27 January 2022, The Tablet

Capuchins announce closures across Ireland


According to the Capuchin order, their friary in Rochestown has had zero vocations since the 1980s.


Capuchins announce closures across Ireland

The primary Dublin Capuchin Friary, Church Street, which will remain open.
William Murphy/infomatique/Flickr | Creative Commons

The Capuchins in Ireland have announced the closure of two friaries and their withdrawal from residency in a Dublin parish due to the order’s aging profile and declining number of friars.

In a statement, Bro Seán Kelly, Capuchin Provincial, said the decision was made at their most recent chapter following an assessment of the order’s ability to maintain its presence and apostolates in nine communities across the country with only 65 friars with an average age of 78.

“For perspective, when I entered the Order in 2002, we had 114 friars with the average age being 70,” Bro Kelly said.

The closures will affect St Anthony’s Friary in Carlow and St Francis Friary, Rochestown, Cork while the withdrawal from residency relates to St Francis Parish in Priorswood, Dublin.

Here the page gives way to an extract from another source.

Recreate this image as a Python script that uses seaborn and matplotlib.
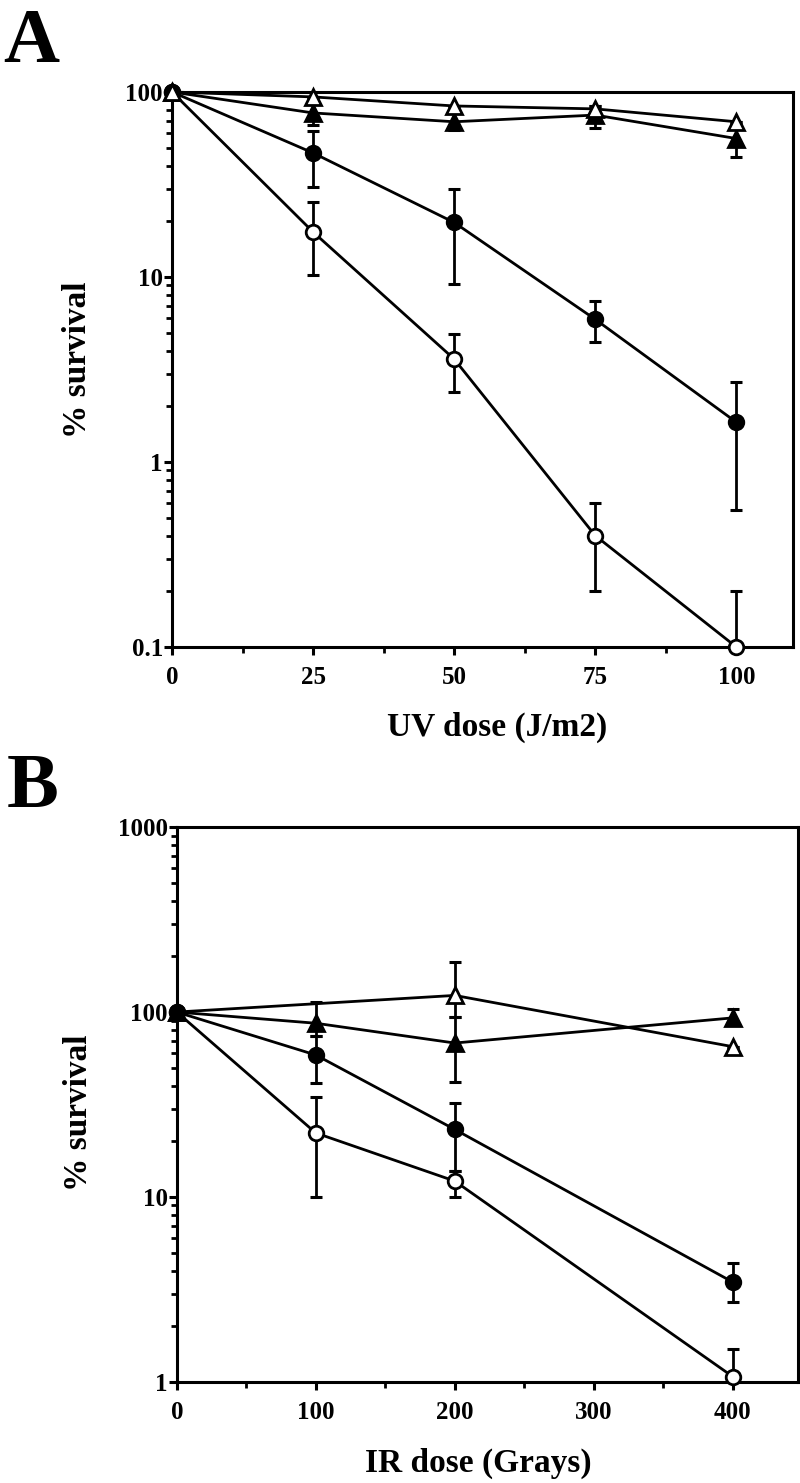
import numpy as np
import matplotlib
matplotlib.use("Agg")
import matplotlib.pyplot as plt
from matplotlib.ticker import MultipleLocator, LogLocator, NullFormatter
import seaborn as sns

sns.set_style("ticks")
plt.rcParams['font.family'] = ['Liberation Serif', 'DejaVu Serif']
plt.rcParams['font.weight'] = 'bold'
plt.rcParams['text.color'] = 'black'
plt.rcParams['axes.labelcolor'] = 'black'
plt.rcParams['xtick.color'] = 'black'
plt.rcParams['ytick.color'] = 'black'

# ---------------- panel A : UV ----------------
uv_dose = [0, 25, 50, 75, 100]
uv_open_tri = [100, 94, 84, 81, 69]
uv_open_tri_lo = [100, 94, 84, 78, 69]
uv_open_tri_hi = [100, 94, 84, 84, 69]
uv_fill_tri = [100, 77, 69, 75, 56]
uv_fill_tri_lo = [100, 66, 62, 64, 44.6]
uv_fill_tri_hi = [100, 86, 77, 84, 66]
uv_fill_circ = [100, 46.8, 19.7, 5.9, 1.64]
uv_fill_circ_lo = [100, 30.8, 9.2, 4.47, 0.55]
uv_fill_circ_hi = [100, 61.5, 30, 7.4, 2.72]
uv_open_circ = [100, 17.5, 3.6, 0.40, 0.1]
uv_open_circ_lo = [100, 10.2, 2.4, 0.2, 0.1]
uv_open_circ_hi = [100, 25.3, 4.9, 0.6, 0.2]

# ---------------- panel B : IR ----------------
ir_dose = [0, 100, 200, 400]
ir_open_tri_dose = [0, 200, 400]
ir_open_tri = [100, 123, 65]
ir_open_tri_lo = [100, 94, 65]
ir_open_tri_hi = [100, 187, 65]
ir_fill_tri = [100, 87, 68, 93]
ir_fill_tri_lo = [100, 74, 41.7, 86.5]
ir_fill_tri_hi = [100, 113, 94, 104]
ir_fill_circ = [100, 58.6, 23.2, 3.47]
ir_fill_circ_lo = [100, 41.3, 13.8, 2.7]
ir_fill_circ_hi = [100, 74.6, 32.4, 4.4]
ir_open_circ = [100, 22.2, 12.2, 1.07]
ir_open_circ_lo = [100, 10, 10, 1.0]
ir_open_circ_hi = [100, 34.7, 13.8, 1.5]

fig = plt.figure(figsize=(8, 14.83), dpi=100)
axA = fig.add_axes([0.215, 0.5637, 0.776, 0.3743])
axB = fig.add_axes([0.221, 0.0681, 0.7765, 0.3742])


def draw_series(ax, x, y, lo, hi, marker, filled, z):
    y = np.array(y, dtype=float)
    yerr = [y - np.array(lo), np.array(hi) - y]
    ax.errorbar(x, y, yerr=yerr, fmt='none', ecolor='black', elinewidth=2,
                capsize=4.5, capthick=2.2, zorder=z, clip_on=False)
    sns.lineplot(x=x, y=y, ax=ax, color='black', linewidth=2, marker=marker,
                 markersize=10.5 if marker == 'o' else 11.5,
                 markerfacecolor='black' if filled else 'white',
                 markeredgecolor='black', markeredgewidth=2,
                 errorbar=None, sort=False, zorder=z + 0.5, clip_on=False)


def style_axis(ax, xmax, xmajor, xminor, ymin, ymax):
    ax.set_yscale('log')
    ax.set_xlim(0, xmax)
    ax.set_ylim(ymin, ymax)
    ax.xaxis.set_major_locator(MultipleLocator(xmajor))
    ax.xaxis.set_minor_locator(MultipleLocator(xminor))
    ax.yaxis.set_major_locator(LogLocator(base=10))
    ax.yaxis.set_minor_locator(LogLocator(base=10, subs=np.arange(2, 10)))
    ax.yaxis.set_minor_formatter(NullFormatter())
    ax.yaxis.set_major_formatter(plt.FuncFormatter(lambda v, p: f"{v:g}"))
    for s in ax.spines.values():
        s.set_linewidth(2.2)
        s.set_color('black')
    ax.tick_params(axis='both', which='major', direction='out', length=5.5, width=2.2,
                   labelsize=18, color='black', labelcolor='black')
    ax.tick_params(axis='both', which='minor', direction='out', length=4, width=2)
    ax.tick_params(axis='y', which='major', pad=1)
    ax.tick_params(axis='x', which='major', pad=8)
    for lab in ax.get_xticklabels() + ax.get_yticklabels():
        lab.set_fontweight('bold')
    ax.grid(False)


# panel A
draw_series(axA, uv_dose, uv_open_circ, uv_open_circ_lo, uv_open_circ_hi, 'o', False, 3)
draw_series(axA, uv_dose, uv_fill_circ, uv_fill_circ_lo, uv_fill_circ_hi, 'o', True, 4)
draw_series(axA, uv_dose, uv_fill_tri, uv_fill_tri_lo, uv_fill_tri_hi, '^', True, 5)
draw_series(axA, uv_dose, uv_open_tri, uv_open_tri_lo, uv_open_tri_hi, '^', False, 6)
style_axis(axA, 110, 25, 12.5, 0.1, 100)
axA.set_xlabel('UV dose (J/m2)', fontsize=24, fontweight='bold')
axA.xaxis.label.set_va('center')
axA.xaxis.set_label_coords(0.523, -0.144)
axA.set_ylabel('% survival', fontsize=24, fontweight='bold')
axA.yaxis.label.set_va('center')
axA.yaxis.set_label_coords(-0.153, 0.517)

# panel B
draw_series(axB, ir_dose, ir_open_circ, ir_open_circ_lo, ir_open_circ_hi, 'o', False, 3)
draw_series(axB, ir_open_tri_dose, ir_open_tri, ir_open_tri_lo, ir_open_tri_hi, '^', False, 4)
draw_series(axB, ir_dose, ir_fill_tri, ir_fill_tri_lo, ir_fill_tri_hi, '^', True, 5)
draw_series(axB, ir_dose, ir_fill_circ, ir_fill_circ_lo, ir_fill_circ_hi, 'o', True, 6)
style_axis(axB, 447, 100, 50, 1, 1000)
axB.set_xlabel('IR dose (Grays)', fontsize=24, fontweight='bold')
axB.xaxis.label.set_va('center')
axB.xaxis.set_label_coords(0.485, -0.146)
axB.set_ylabel('% survival', fontsize=24, fontweight='bold')
axB.yaxis.label.set_va('center')
axB.yaxis.set_label_coords(-0.158, 0.485)

fig.text(0.004, 0.958, 'A', fontsize=56, fontweight='bold', ha='left', va='baseline')
fig.text(0.008, 0.456, 'B', fontsize=56, fontweight='bold', ha='left', va='baseline')

fig.savefig('out.png', dpi=100, facecolor='white')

The withdrawal from Rochestown and Carlow will take place after the Provincial Chapter in July 2022.

Rochestown friary was founded in the 1870s and was the first Capuchin friary to return to regular religious life after Penal times. “It is an important place to us and to so many friars” which over the years had become “the cradle of the order in Ireland”, Bro Kelly said.

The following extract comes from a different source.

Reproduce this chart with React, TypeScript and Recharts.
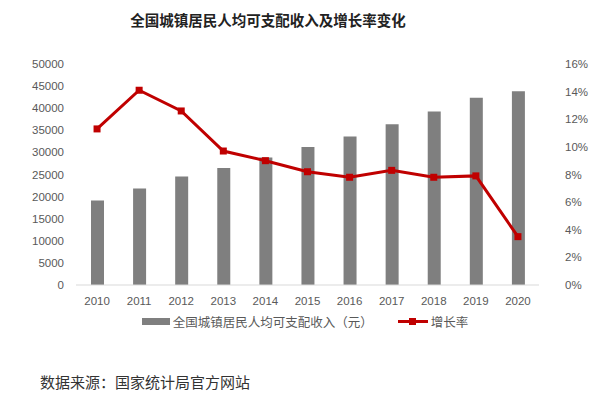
import React from 'react';
import { Bar, ComposedChart, Legend, Line, XAxis, YAxis } from 'recharts';

const years = ['2010', '2011', '2012', '2013', '2014', '2015', '2016', '2017', '2018', '2019', '2020'];
const income = [19109, 21810, 24565, 26467, 28844, 31195, 33616, 36396, 39251, 42359, 43834];
const growth = [11.3, 14.1, 12.6, 9.7, 9.0, 8.2, 7.8, 8.3, 7.8, 7.9, 3.5];
const incomeTicks = [0, 5000, 10000, 15000, 20000, 25000, 30000, 35000, 40000, 45000, 50000];
const growthTicks = [0, 2, 4, 6, 8, 10, 12, 14, 16];

const barName = '全国城镇居民人均可支配收入（元）';
const lineName = '增长率';

const data = years.map((y, i) => ({ year: y, income: income[i], growth: growth[i] }));

const tickStyle = { fontSize: 11.5, fill: '#595959', fontFamily: '"Liberation Sans", Arial, sans-serif' };

function LegendContent() {
    return (
        <div style={{ height: 30, boxSizing: 'border-box', paddingBottom: 8, display: 'flex', justifyContent: 'center', alignItems: 'center', fontSize: 12.5, color: '#595959', fontFamily: '"Noto Sans CJK SC", sans-serif', paddingLeft: 10 }}>
            <span style={{ display: 'inline-block', width: 28, height: 7, background: '#7f7f7f', marginRight: 3 }} />
            <span>{barName}</span>
            <span style={{ display: 'inline-block', width: 30, height: 7, marginLeft: 25, marginRight: 3, position: 'relative' }}>
                <span style={{ position: 'absolute', left: 0, right: 0, top: 2, height: 3, background: '#c00000' }} />
                <span style={{ position: 'absolute', left: 11, top: 0, width: 7, height: 7, background: '#c00000' }} />
            </span>
            <span>{lineName}</span>
        </div>
    );
}

const SquareDot = (props: any) => {
    const { cx, cy, index } = props;
    return <rect key={index} x={cx - 3.5} y={cy - 3.5} width={7} height={7} fill="#c00000" />;
};

export default function App() {
    return (
        <div style={{ position: 'absolute', left: 0, top: 0, width: 600, height: 395, background: '#fff', fontFamily: '"Noto Sans CJK SC", sans-serif' }}>
            <div style={{ position: 'absolute', left: 0, width: 536, top: 9, textAlign: 'center', fontSize: 14.5, fontWeight: 'bold', color: '#222' }}>
                全国城镇居民人均可支配收入及增长率变化
            </div>
            <ComposedChart width={600} height={340} data={data} margin={{ top: 64, right: 0, bottom: 0, left: 0 }}>
                <XAxis
                    dataKey="year"
                    height={25}
                    tick={tickStyle}
                    tickLine={false}
                    tickMargin={6}
                    axisLine={{ stroke: '#d9d9d9' }}
                />
                <YAxis
                    yAxisId="left"
                    width={76}
                    domain={[0, 50000]}
                    ticks={incomeTicks}
                    tick={tickStyle}
                    tickLine={false}
                    axisLine={false}
                    tickMargin={6}
                    interval={0}
                />
                <YAxis
                    yAxisId="right"
                    orientation="right"
                    width={61}
                    domain={[0, 16]}
                    ticks={growthTicks}
                    tickFormatter={(v) => `${v}%`}
                    tick={{ ...tickStyle, textAnchor: 'start' }}
                    tickLine={false}
                    axisLine={false}
                    tickMargin={20}
                    interval={0}
                />
                <Legend verticalAlign="bottom" content={<LegendContent />} />
                <Bar yAxisId="left" dataKey="income" name={barName} fill="#7f7f7f" barSize={13} isAnimationActive={false} />
                <Line
                    yAxisId="right"
                    dataKey="growth"
                    name={lineName}
                    stroke="#c00000"
                    strokeWidth={3}
                    dot={SquareDot}
                    activeDot={false}
                    isAnimationActive={false}
                />
            </ComposedChart>
            <div style={{ position: 'absolute', left: 40, top: 371, fontSize: 15, color: '#333', fontFamily: '"Noto Sans CJK SC", serif' }}>
                数据来源：国家统计局官方网站
            </div>
        </div>
    );
}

St Francis College in Rochestown was founded first to encourage vocations and later became a boarding school. The friary has not had a vocation since the late 1980s. The college no longer operates as a boarding school but as a popular secondary school.

Bro Kelly said: “The closure of the friary will in no way affect the running of the college.” The friars will continue as its patrons, sitting on the board of management and providing a “link friar” to offer sacramental and pastoral assistance to the school community.

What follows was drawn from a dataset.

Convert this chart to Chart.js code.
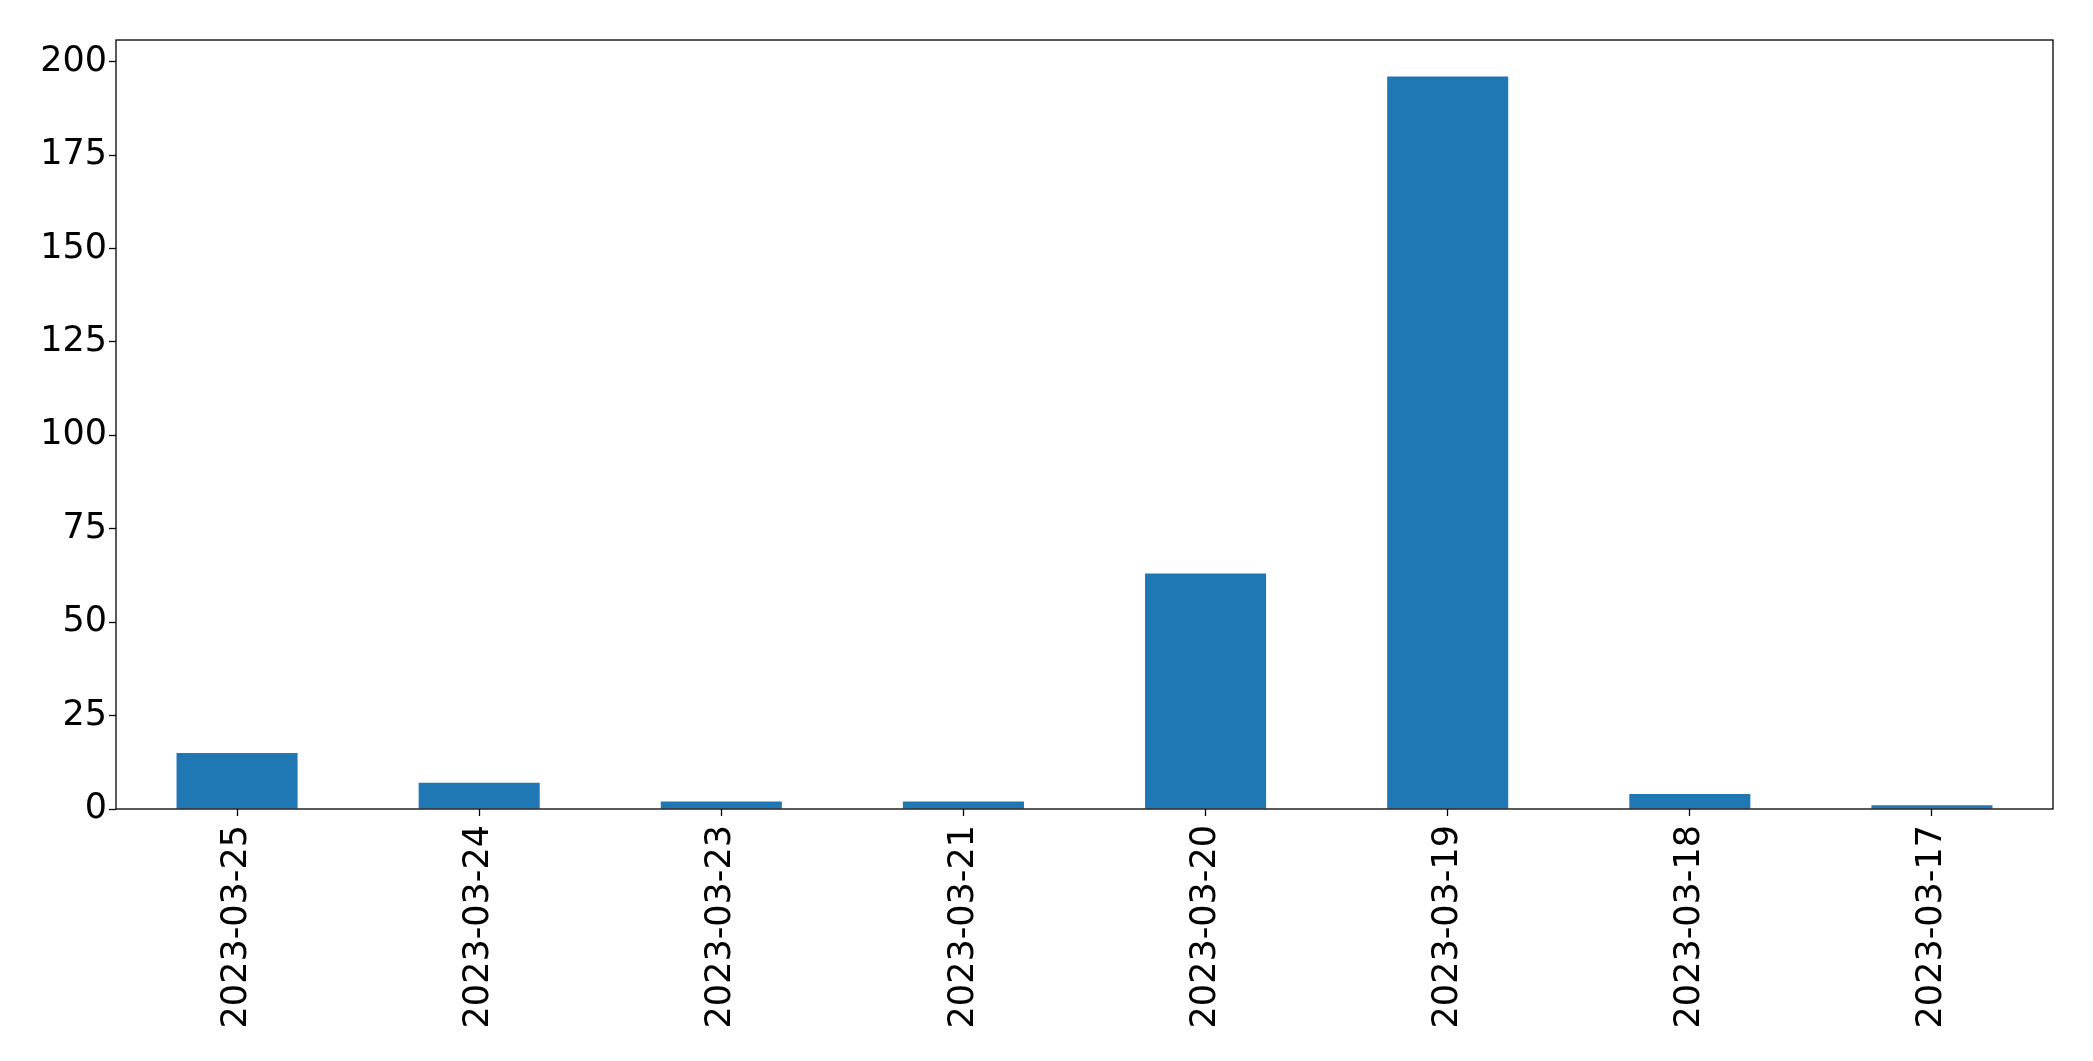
<!DOCTYPE html>
<html>
<head>
<meta charset="utf-8">
<script src="https://cdn.jsdelivr.net/npm/chart.js@4"></script>
<style>
  html, body { margin: 0; padding: 0; background: #fff; }
  .wrap { width: 2093px; height: 1061px; }
</style>
</head>
<body>
<div class="wrap"><canvas id="chart1"></canvas></div>
<script>
const dates = ['2023-03-25', '2023-03-24', '2023-03-23', '2023-03-21', '2023-03-20', '2023-03-19', '2023-03-18', '2023-03-17'];
const counts = [15, 7, 2, 2, 63, 196, 4, 1];
const yTicks = [0, 25, 50, 75, 100, 125, 150, 175, 200];

// matplotlib style frame round the plot area
const frame = {
  id: 'frame',
  afterDraw(chart) {
    const a = chart.chartArea;
    const ctx = chart.ctx;
    ctx.save();
    ctx.strokeStyle = '#000';
    ctx.lineWidth = 1.3;
    ctx.strokeRect(a.left, a.top, a.right - a.left, a.bottom - a.top);
    ctx.restore();
  }
};

const tickFont = { family: 'DejaVu Sans', size: 35 };

new Chart(document.getElementById('chart1'), {
  type: 'bar',
  data: {
    labels: dates,
    datasets: [{
      data: counts,
      backgroundColor: '#1f77b4',
      borderWidth: 0,
      barPercentage: 1,
      categoryPercentage: 0.5
    }]
  },
  options: {
    responsive: true,
    maintainAspectRatio: false,
    animation: false,
    layout: { padding: { top: 40, right: 40, left: 0, bottom: 0 } },
    plugins: { legend: { display: false }, tooltip: { enabled: false } },
    scales: {
      x: {
        grid: { drawOnChartArea: false, offset: false, tickLength: 7, color: '#000', tickWidth: 1.3 },
        border: { display: false },
        ticks: { color: '#000', font: tickFont, maxRotation: 90, minRotation: 90, padding: 9, autoSkip: false },
        afterFit(scale) { scale.height = 252; }
      },
      y: {
        min: 0,
        max: 196 * 1.05,
        grid: { drawOnChartArea: false, tickLength: 7, color: '#000', tickWidth: 1.3 },
        border: { display: false },
        ticks: { color: '#000', font: tickFont, padding: 2, stepSize: 25 },
        afterBuildTicks(scale) { scale.ticks = yTicks.map(v => ({ value: v })); },
        afterFit(scale) { scale.width = 116; }
      }
    }
  },
  plugins: [frame]
});
</script>
</body>
</html>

The Capuchin friary in Carlow was opened in 1978 as a house for postulants. However there have been no postulants in Carlow since the early 1990s.

The order will continue to administer the parish of Priorswood in Dublin but from August this year the friars will be resident in Raheny friary rather than on site in the parish.

“When it comes to the places we are leaving we know that when we go we leave a place that will always be a part of our story … and a place filled with the spirit of St Francis and St Clare,” the Capuchin provincial said.